Yata yata seçim kazanan CHP'li belediye başkanları tez konusu olmalı

31 Mart yerel seçim sonuçları ülkemizin görüp görebileceği en ilginç seçimler olması dolayısıyla hala tartışılıyor, tartışılmaya da devam edecek

Seçimlerden CHP birinci parti çıktı. Bu sonucu kimse inkar edemez. Kimse de bu sonucu hakir göremez, görmezden gelemez

Cumhurbaşkanı Recep Tayyip Erdoğan'ın demokrasiyi özümsemiş, ülkesini ve halkının birliğini, dirliğini düşünen büyük bir devlet adamı olduğunu bir kez daha gösteren de, seçim gecesi yaptığı balkon konuşmasında, seçim sonuçlarını büyük bir olgunluk içinde kabullenmesi oldu.

Ben de naçizane bu konuda kendisine sonuna kadar katılıyorum. Halkımız sandığa gitmiş ve tercihini kullanmıştır. Halkın iradesi hakikaten başımızın tacıdır

Fakat burada yerine oturmayan, anlaşılmayan, anlaşılması gereken başka bir durum var

Tamam hayat pahalılığı insanların belini büktü. Ramazan ayında başta et olmak üzere halkın temel gıda ürünlerinin fiyatlarının artışının önüne bir türlü geçilemedi.

Halk, Ramazan ayını, bu aya has geleneksel etli yemeklerin büyük bölümünden vaz geçerek, yutkunarak geçirdi. Bu pahalılık ortamında da seçime gidildi.

Ayrıca yine son birkaç yıldır çeşitli iç ve dış sebeplerle yaşanan ekonomik krizin de etkisiyle hükümet, bütün beklentilere rağmen emekli maaşlarına yeterince zam yapamadı. Bu da emeklileri küstürdü.

Cumhur İttifakı'nın aday belirleme sürecinde pek çok yerde gereksiz bölünmeler, ayrı aday göstermeler de sonuca olumsuz etki etti.

Bunlar birer gerçek

Fakat öbür tarafta CHP'li büyükşehir belediye başkanları o kadar başarısızdı ki, 31 Mart'ta bırakın oylarını artırarak kazanmayı, büyük hezimet yaşamaları bekleniyordu. Yaşananlar, akıl ve mantık bunu söylüyordu.

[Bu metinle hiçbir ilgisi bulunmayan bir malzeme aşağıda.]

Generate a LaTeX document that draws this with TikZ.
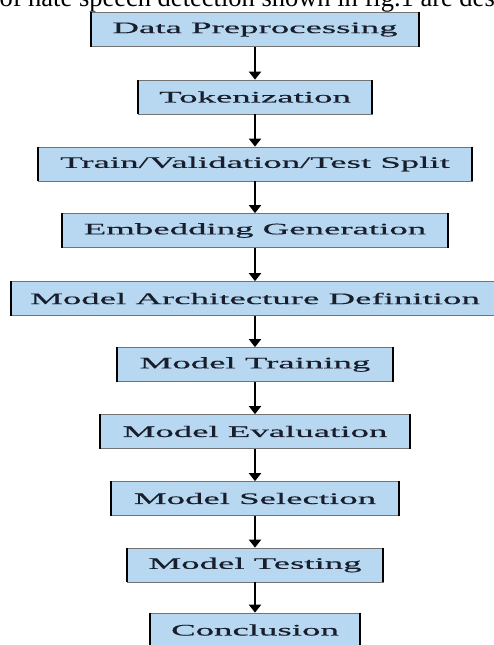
\documentclass[tikz,border=0pt]{standalone}
\usepackage{fontspec}
\setmainfont{Liberation Serif}
\newfontfamily\stagefont[FakeStretch=2.3,FakeBold=0.5]{Liberation Serif}
\usetikzlibrary{arrows.meta}
\definecolor{stageblue}{RGB}{183,216,240}
\definecolor{stagetext}{RGB}{25,30,45}

\begin{document}
\begin{tikzpicture}[x=1pt,y=-1pt,
    stage/.style={draw=black!55,line width=0.7pt,fill=stageblue,minimum height=34pt,inner sep=0pt,
      font=\stagefont\fontsize{16}{18}\selectfont,text=stagetext},
    flow/.style={-{Triangle[width=12pt,length=8pt]},line width=1.9pt}]
    \useasboundingbox (0,0) rectangle (493,645);
    \node[anchor=base west,font=\fontsize{26.5}{30}\selectfont] (para) at (-4,6) {of hate speech detection shown in fig.1 are des};
    \node[stage,minimum width=327pt] (prep) at (255,29.5) {Data Preprocessing};
    \node[stage,minimum width=234pt] (tok) at (255,97) {Tokenization};
    \node[stage,minimum width=434pt] (split) at (255,164) {Train/Validation/Test Split};
    \node[stage,minimum width=385pt] (embed) at (255,230.5) {Embedding Generation};
    \node[stage,minimum width=488pt] (arch) at (255,298.5) {Model Architecture Definition};
    \node[stage,minimum width=275pt] (train) at (255,364.5) {Model Training};
    \node[stage,minimum width=310pt] (eval) at (255,431.5) {Model Evaluation};
    \node[stage,minimum width=288pt] (select) at (255,498.5) {Model Selection};
    \node[stage,minimum width=256pt] (test) at (255,565) {Model Testing};
    \node[stage,minimum width=210pt] (concl) at (255,630) {Conclusion};
    \foreach \n in {prep,tok,split,embed,arch,train,eval,select,test,concl}
        \draw[line width=2.2pt] (\n.north west)--(\n.south west) (\n.north east)--(\n.south east);
    \draw[flow] (prep)--(tok);
    \draw[flow] (tok)--(split);
    \draw[flow] (split)--(embed);
    \draw[flow] (embed)--(arch);
    \draw[flow] (arch)--(train);
    \draw[flow] (train)--(eval);
    \draw[flow] (eval)--(select);
    \draw[flow] (select)--(test);
    \draw[flow] (test)--(concl);
\end{tikzpicture}
\end{document}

Hepimizin yaşayarak gördüğü gibi öyle olmadı ve başta Ankara, İstanbul ve İzmir olmak üzere, halka hizmet götürmeyen, hizmet götürmeye çalışsa da eline yüzüne bulaştıran başarısız belediye başkanları hayal bile edemeyecekleri oranlarda oylarını artırarak seçim kazandı.